From one of the preeminent cultural critics of her generation, a radiant weave of memoir, criticism, and biography that tells the story of black women in music–from the Dixie Cups to Gladys Knight to Janet Jackson, Whitney Houston, and Mariah Carey–as the foundational story of American pop.
Black women have borne a double burden of oppression in the United States from its founding–but from the bottom of the country’s punishing social hierarchy they have created perhaps its greatest cultural contribution to the world: pop music. This book is a vibrant music history that tells the interconnected stories of the poets, divas, and icons whose creative work shaped our world and lives inside every one of us.

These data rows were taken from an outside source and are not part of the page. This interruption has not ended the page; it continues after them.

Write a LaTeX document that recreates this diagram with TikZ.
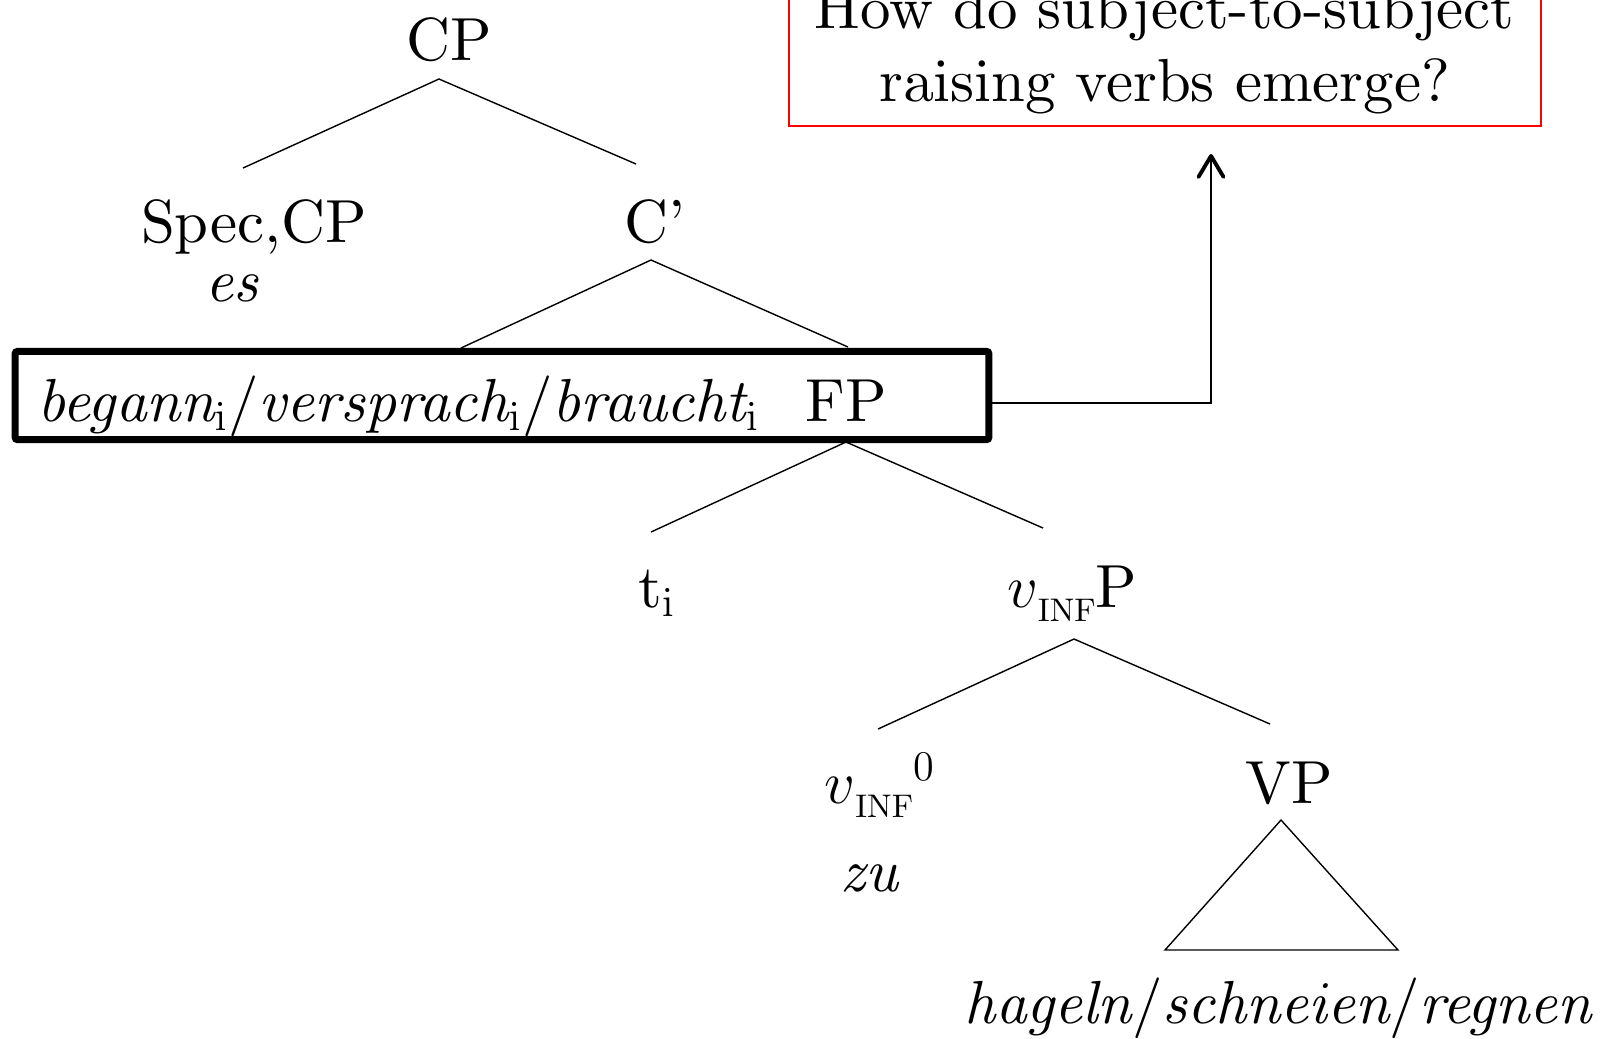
\documentclass[tikz,border=0pt]{standalone}
\usetikzlibrary{arrows.meta}
% 10pt designs enlarged for the running text
\font\bigrm=cmr10 at 17.3pt
\font\bigit=cmti10 at 17.3pt
\font\subrm=cmr10 at 9.3pt
% little v with the INF index set below the line
\newcommand\vinf{$v$\lower4.2pt\hbox{\subrm INF}}
\begin{document}
\begin{tikzpicture}[x=0.01cm,y=-0.01cm,
  lbl/.style={anchor=base,inner sep=0pt,font=\fontsize{17.3}{20.8}\selectfont\bigrm},
  branch/.style={line width=0.4pt,line join=miter},
  thickbox/.style={draw,line width=0.07cm,rounded corners=0.6pt,inner sep=0pt},
  questionbox/.style={draw=red,line width=0.5pt,align=center,inner xsep=0pt,inner ysep=0.13cm,
    font=\fontsize{17.3}{20.8}\selectfont\bigrm},
  arrowline/.style={line width=0.4pt,-{Straight Barb[length=0.21cm,width=0.25cm,line width=1.1pt,round]}}]
\useasboundingbox (0,0) rectangle (1601,1038);
\clip (0,0) rectangle (1601,1038);

% category labels
\node[lbl] (cp) at (449,60) {CP};
\node[lbl] (spec) at (254,242) {Spec,CP};
\node[lbl] (es) at (232,301) {{\bigit es}};
\node[lbl] (cbar) at (655,242) {C'};
\node[lbl,anchor=base west] (verbs) at (37,421)
  {{\bigit begann}$_{\mathrm{i}}$/{\bigit versprach}$_{\mathrm{i}}$/{\bigit braucht}$_{\mathrm{i}}$};
\node[lbl] (fp) at (846,421) {FP};
\node[lbl] (trace) at (657,607) {t$_{\mathrm{i}}$};
\node[lbl] (vp) at (1072,607) {\vinf P};
\node[lbl] (vhead) at (880,803) {\vinf$^{0}$};
\node[lbl] (zu) at (869,891) {{\bigit zu}};
\node[lbl] (VP) at (1289,803) {VP};
\node[lbl] (lex) at (1278,1023) {{\bigit hageln}/{\bigit schneien}/{\bigit regnen}};

% highlighted head position
\node[thickbox,minimum width=9.73cm,minimum height=0.88cm] (fpbox) at (502,395.5) {};

% research question
\node[questionbox,minimum width=7.52cm,anchor=south] (question) at (1165,127)
  {\bigrm How do subject-to-subject\\\bigrm raising verbs emerge?};

% branch points
\coordinate (cpA) at (439,79);  \coordinate (cpL) at (243,168); \coordinate (cpR) at (636,164);
\coordinate (cbA) at (651,260); \coordinate (cbL) at (461,348); \coordinate (cbR) at (848,347);
\coordinate (fpA) at (846,442); \coordinate (fpL) at (651,532); \coordinate (fpR) at (1043,528);
\coordinate (vpA) at (1074,639); \coordinate (vpL) at (878,729); \coordinate (vpR) at (1270,724);
\coordinate (triA) at (1281,820); \coordinate (triL) at (1165,950); \coordinate (triR) at (1398,950);
\coordinate (qin) at (1211,154);

\draw[branch] (cpL) -- (cpA) -- (cpR);
\draw[branch] (cbL) -- (cbA) -- (cbR);
\draw[branch] (fpL) -- (fpA) -- (fpR);
\draw[branch] (vpL) -- (vpA) -- (vpR);
\draw[branch] (triA) -- (triL) -- (triR) -- cycle;

% link from the box to the question
\draw[arrowline] (fpbox.east |- 0,403) -| (qin);
\end{tikzpicture}
\end{document}
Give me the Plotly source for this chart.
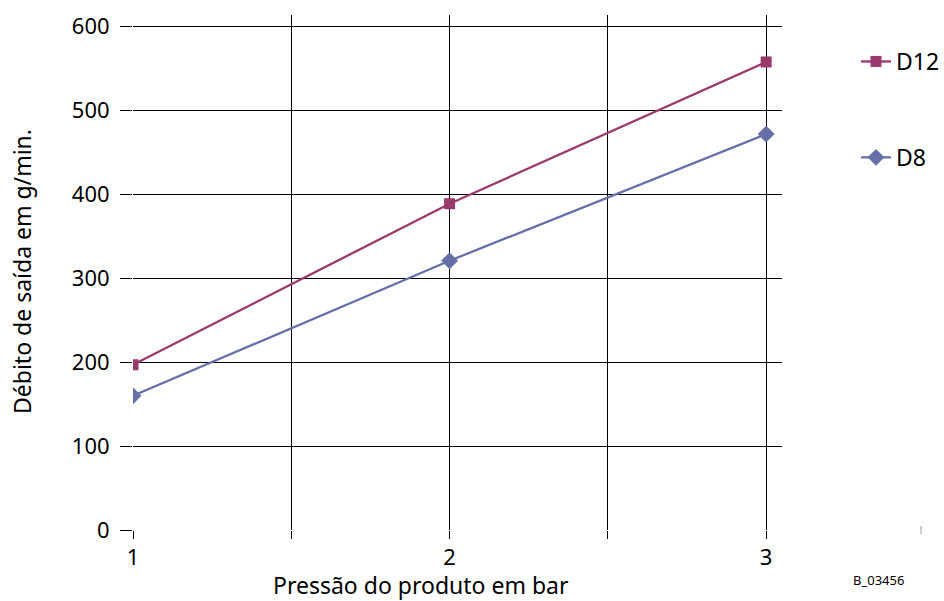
import plotly.graph_objects as go

pressure = [1, 2, 3]
d12 = [197, 389, 558]
d8 = [160, 321, 472]
x_tickvals = [1, 1.5, 2, 2.5, 3]
x_ticktext = ["1", "", "2", "", "3"]
y_tickvals = [0, 100, 200, 300, 400, 500, 600]

c12 = "#9A3A6C"
c8 = "#6670A6"
font = "Noto Sans"

W, H = 944, 601
L, R, T, B = 133, 162, 15, 71
PW = W - L - R
PH = H - T - B


def px(xp):
    return (xp - L) / PW


def py(yp):
    return (H - B - yp) / PH


fig = go.Figure()
fig.add_trace(go.Scatter(x=pressure, y=d12, name="D12", mode="lines+markers",
                         legendgroup="a",
                         line=dict(color=c12, width=2.3),
                         marker=dict(symbol="square", size=11, color=c12)))
fig.add_trace(go.Scatter(x=pressure, y=d8, name="D8", mode="lines+markers",
                         legendgroup="b",
                         line=dict(color=c8, width=2.3),
                         marker=dict(symbol="diamond", size=13, color=c8)))

fig.update_layout(
    width=W, height=H,
    margin=dict(l=L, r=R, t=T, b=B, autoexpand=False),
    plot_bgcolor="white", paper_bgcolor="white",
    font=dict(family=font, size=22, color="black"),
    showlegend=True,
    legend=dict(xref="container", yref="container",
                x=856 / W, y=1 - 40 / H, xanchor="left", yanchor="top",
                tracegroupgap=63, traceorder="grouped",
                font=dict(size=23), bgcolor="rgba(0,0,0,0)"),
    xaxis=dict(range=[1, 3.05], tickvals=x_tickvals, ticktext=x_ticktext,
               showgrid=True, gridcolor="black", gridwidth=1,
               ticks="outside", ticklen=8, tickcolor="black", tickwidth=1,
               showline=False, zeroline=False),
    yaxis=dict(range=[0, 614], tickvals=y_tickvals,
               showgrid=True, gridcolor="black", gridwidth=1,
               ticks="outside", ticklen=12, tickcolor="black", tickwidth=1,
               ticklabelstandoff=6,
               showline=False, zeroline=False),
    shapes=[
        dict(type="line", xref="paper", yref="paper",
             x0=px(921), x1=px(921), y0=py(526), y1=py(534),
             line=dict(color="#999999", width=1)),
    ],
    annotations=[
        dict(text="Pressão do produto em bar", xref="paper", yref="paper",
             x=px(421), y=py(585), xanchor="center", yanchor="middle",
             showarrow=False, font=dict(size=23)),
        dict(text="Débito de saída em g/min.", xref="paper", yref="paper",
             x=px(22), y=py(272), textangle=-90, xanchor="center",
             yanchor="middle", showarrow=False, font=dict(size=23)),
        dict(text="B_03456", xref="paper", yref="paper",
             x=px(878), y=py(580), xanchor="center", yanchor="middle",
             showarrow=False, font=dict(size=13)),
    ],
)

fig.write_html("out.html", post_script="document.body.style.margin='0';",
               config={"displayModeBar": False})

Based on her own original reporting and analysis as a long-time music critic, essayist, and editor, Smith weaves together a story that begins with Phyllis Wheatly, an enslaved woman who sang her poems and became one of the country’s first literary stars, winds its way through girl groups (The Dixie Cups) and opera singers (Leontyne Price), chanteuses (Dionne Warwick) and rock-and-rollers (Tina Turner), and finally arrives at the pop goddesses who became global superstars: Diana and Janet, Mariah and Whitney, Beyoncé and Rihanna. But more than telling the fascinating stories of their life and work, Smith answers why music history has resisted their canonization. Why is pop considered a lesser form than rock or hip-hop? Why are women never recognized as creators and connecters and musical geniuses? And how have these women reflected and shaped their eras–and each of our lives?
Shine Bright is an overdue paean to these musical masters whose true stories and genius has been hidden in plain sight. Smith’s vibrant, sassy, spiritual storytelling echoes the ecstasy and enthrallment of these sisters’ songs.